Should tell you it's x86_64. `uname -a' will give you a bunch of other info about your kernel too.

----------

## gringo

yeah, i know, uname says it´s a x86_64 system of course but i was wondering why the kernel image is 32bits, at least the compressed kernel image is.

cheers

----------

## jw5801

I think most bootloaders can only load 32-bit executables, therefore the compressed image is 32-bit but actually unloads the 64-bit kernel. That's just an educated guess though.

----------

## gringo

thanks, that´s what i was guessing too. 

I´ve read somewhere the kernel is responsible to switch to long mode once executed, but my thought was this was only because of a grub ( paging) limitation and that´s why i was a bit confused after seeing the default generated kernel was 32bit only. I assumed lilo could boot such a beast.

thanks for your input  :Smile: 

----------

## gimpel

They just merged i386 and x86_64 tree into x86 in the kernel, as both is x86 after all.

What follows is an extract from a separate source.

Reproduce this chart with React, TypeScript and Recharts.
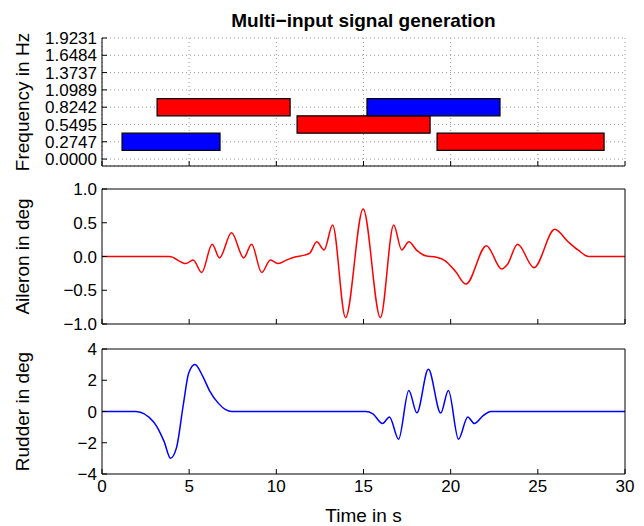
import React from 'react';
import { LineChart, Line, XAxis, YAxis, CartesianGrid, ReferenceArea } from 'recharts';

// ---------- data ----------
const timeTicks = [0, 5, 10, 15, 20, 25, 30];

const freqTicks = [0, 0.2747, 0.5495, 0.8242, 1.0989, 1.3737, 1.6484, 1.9231];
const freqTickLabels = ['0.0000', '0.2747', '0.5495', '0.8242', '1.0989', '1.3737', '1.6484', '1.9231'];

// frequency bands (time span and frequency span), per input
const bandStart = [1.15, 3.16, 11.19, 15.2, 19.22];
const bandEnd = [6.77, 10.79, 18.82, 22.83, 28.8];
const bandLow = [0.1374, 0.6868, 0.4121, 0.6868, 0.1374];
const bandHigh = [0.4121, 0.9615, 0.6868, 0.9615, 0.4121];
const bandInput = ['rudder', 'aileron', 'aileron', 'rudder', 'aileron'];

const aileronTime = [0, 3.87, 4.81, 5.23, 5.72, 6.32, 6.74, 7.43, 8.13, 8.58, 9.16, 9.66, 10.11, 10.61, 11.01, 11.62, 11.92, 12.32, 12.74, 13.23, 13.97, 14.98, 15.97, 16.73, 17.19, 17.6, 18.06, 18.56, 19.17, 19.67, 20.27, 20.88, 22.05, 22.93, 23.25, 23.84, 24.78, 25.97, 26.72, 27.32, 27.92, 30];
const aileronDeg = [0, 0, -0.104, -0.052, -0.238, 0.181, -0.021, 0.352, -0.021, 0.181, -0.238, -0.052, -0.104, -0.05, -0.01, 0.02, 0.05, 0.218, 0.098, 0.466, -0.907, 0.705, -0.907, 0.466, 0.098, 0.218, 0.09, 0.01, -0.01, -0.06, -0.22, -0.409, 0.161, -0.187, -0.12, 0.181, -0.166, 0.404, 0.223, 0.093, 0, 0];
const aileronTicks = [-1, -0.5, 0, 0.5, 1];
const aileronTickLabels = ['\u22121.0', '\u22120.5', '0.0', '0.5', '1.0'];

const rudderTime = [0, 1.95, 2.96, 3.56, 3.93, 4.27, 4.67, 4.97, 5.33, 5.78, 6.18, 6.68, 7.09, 7.45, 15.14, 15.54, 16.09, 16.49, 17.01, 17.6, 18.06, 18.72, 19.43, 19.87, 20.45, 20.98, 21.36, 21.88, 22.29, 30];
const rudderDeg = [0, 0, -0.67, -1.91, -2.99, -2.33, 0.48, 2.45, 3.01, 2.25, 1.31, 0.52, 0.12, 0, 0, -0.15, -0.77, -0.35, -1.77, 1.35, -0.08, 2.7, -0.1, 1.35, -1.77, -0.35, -0.77, -0.25, 0, 0];
const rudderTicks = [-4, -2, 0, 2, 4];
const rudderTickLabels = ['\u22124', '\u22122', '0', '2', '4'];

// ---------- styling ----------
const FONT = '"Liberation Sans", Arial, Helvetica, sans-serif';
const W = 644;
const YW = 102;
const RM = 19;
const inputColor: Record<string, string> = { aileron: '#ff0000', rudder: '#0000ff' };

const bandData = bandStart.map((s, i) => ({ t: s, f: bandLow[i] }));
const aileronData = aileronTime.map((t, i) => ({ t, v: aileronDeg[i] }));
const rudderData = rudderTime.map((t, i) => ({ t, v: rudderDeg[i] }));

const tickStyle = { fontSize: 17, fill: '#000', fontFamily: FONT };
const axisStroke = { stroke: '#000', strokeWidth: 1 };

const yLabel = (text: string) => ({
  value: text,
  angle: -90,
  position: 'insideLeft' as const,
  offset: 22,
  fontSize: 19,
  fill: '#000',
  style: { textAnchor: 'middle', fontSize: 19, fill: '#000', fontFamily: FONT },
});

const fmt = (ticks: number[], labels: string[]) => (v: number) => {
  const i = ticks.indexOf(v);
  return i >= 0 ? labels[i] : '';
};

const blank = () => '';

export default function App() {
  return (
    <div style={{ position: 'absolute', left: 0, top: 0, width: W, height: 526, background: '#fff', overflow: 'hidden', fontFamily: FONT }}>
      {/* Panel 1: frequency bands */}
      <div style={{ position: 'absolute', left: 0, top: 0 }}>
        <LineChart width={W} height={180} data={bandData} margin={{ top: 37, right: RM, bottom: 0, left: 0 }}>
          <CartesianGrid stroke="#9a9a9a" strokeDasharray="1 3" />
          <XAxis xAxisId={0} dataKey="t" type="number" domain={[0, 30]} ticks={timeTicks} interval={0} allowDataOverflow
            height={14} tickSize={-5} tickFormatter={blank} axisLine={axisStroke} tickLine={axisStroke} />
          <XAxis xAxisId="title" orientation="top" type="number" domain={[0, 30]} ticks={timeTicks} allowDataOverflow height={1}
            axisLine={false} tickLine={false} tick={false}
            label={{ value: 'Multi\u2212input signal generation', position: 'top', offset: 10, fontSize: 19, fill: '#000',
              style: { fontWeight: 'bold', fontSize: 19, fill: '#000', fontFamily: FONT } }} />
          <YAxis yAxisId={0} type="number" domain={[-0.11, 1.9231]} ticks={freqTicks} interval={0} allowDataOverflow width={YW}
            tickSize={-5} tickMargin={10} tick={tickStyle} tickFormatter={fmt(freqTicks, freqTickLabels)}
            axisLine={axisStroke} tickLine={axisStroke} label={yLabel('Frequency in Hz')} />
          {bandStart.map((s, i) => (
            <ReferenceArea key={i} xAxisId={0} yAxisId={0} x1={s} x2={bandEnd[i]} y1={bandLow[i]} y2={bandHigh[i]}
              fill={inputColor[bandInput[i]]} fillOpacity={1} stroke="#000" strokeWidth={1.2} ifOverflow="visible" />
          ))}
        </LineChart>
      </div>

      {/* Panel 2: aileron */}
      <div style={{ position: 'absolute', left: 0, top: 170 }}>
        <LineChart width={W} height={168} data={aileronData} margin={{ top: 18, right: RM - 1, bottom: 0, left: 0 }}>
          <XAxis xAxisId={0} dataKey="t" type="number" domain={[0, 30]} ticks={timeTicks} interval={0} allowDataOverflow
            height={14} tickSize={-5} tickFormatter={blank} axisLine={axisStroke} tickLine={axisStroke} />
          <XAxis xAxisId="top" orientation="top" type="number" domain={[0, 30]} ticks={timeTicks} interval={0} allowDataOverflow
            height={1} tickSize={-5} tick={false} axisLine={axisStroke} tickLine={axisStroke} />
          <YAxis yAxisId={0} type="number" domain={[-1, 1]} ticks={aileronTicks} interval={0} allowDataOverflow width={YW}
            tickSize={-5} tickMargin={10} tick={tickStyle} tickFormatter={fmt(aileronTicks, aileronTickLabels)}
            axisLine={axisStroke} tickLine={axisStroke} label={yLabel('Aileron in deg')} />
          <YAxis yAxisId="right" orientation="right" type="number" domain={[-1, 1]} ticks={aileronTicks} interval={0} allowDataOverflow
            width={1} tickSize={-5} tick={false} axisLine={axisStroke} tickLine={axisStroke} />
          <Line xAxisId={0} yAxisId={0} dataKey="v" type="monotone" stroke="#ff0000" strokeWidth={1.5} dot={false} isAnimationActive={false} />
        </LineChart>
      </div>

      {/* Panel 3: rudder */}
      <div style={{ position: 'absolute', left: 0, top: 330 }}>
        <LineChart width={W} height={196} data={rudderData} margin={{ top: 18, right: RM - 1, bottom: 0, left: 0 }}>
          <XAxis xAxisId={0} dataKey="t" type="number" domain={[0, 30]} ticks={timeTicks} interval={0} allowDataOverflow
            height={52} tickSize={-5} tickMargin={11} tick={tickStyle} axisLine={axisStroke} tickLine={axisStroke}
            label={{ value: 'Time in s', position: 'insideBottom', offset: 4, fontSize: 19, fill: '#000',
              style: { fontSize: 19, fill: '#000', fontFamily: FONT } }} />
          <XAxis xAxisId="top" orientation="top" type="number" domain={[0, 30]} ticks={timeTicks} interval={0} allowDataOverflow
            height={1} tickSize={-5} tick={false} axisLine={axisStroke} tickLine={axisStroke} />
          <YAxis yAxisId={0} type="number" domain={[-4, 4]} ticks={rudderTicks} interval={0} allowDataOverflow width={YW}
            tickSize={-5} tickMargin={10} tick={tickStyle} tickFormatter={fmt(rudderTicks, rudderTickLabels)}
            axisLine={axisStroke} tickLine={axisStroke} label={yLabel('Rudder in deg')} />
          <YAxis yAxisId="right" orientation="right" type="number" domain={[-4, 4]} ticks={rudderTicks} interval={0} allowDataOverflow
            width={1} tickSize={-5} tick={false} axisLine={axisStroke} tickLine={axisStroke} />
          <Line xAxisId={0} yAxisId={0} dataKey="v" type="monotone" stroke="#0000ff" strokeWidth={1.5} dot={false} isAnimationActive={false} />
        </LineChart>
      </div>
    </div>
  );
}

http://lwn.net/Articles/243704/

----------

## gringo

 *Quote:*   

> If you end up with a symlink in arch/x86_64/boot then your kernel is 64bit.

 

no, it´s not, check yourself. 

Apparently it will switch to long mode once run but file says it isn´t a 64bit executable.

cheers

----------

## gimpel

Ah, I thought you were just wondering why the bzImage ends up in arch/x86

----------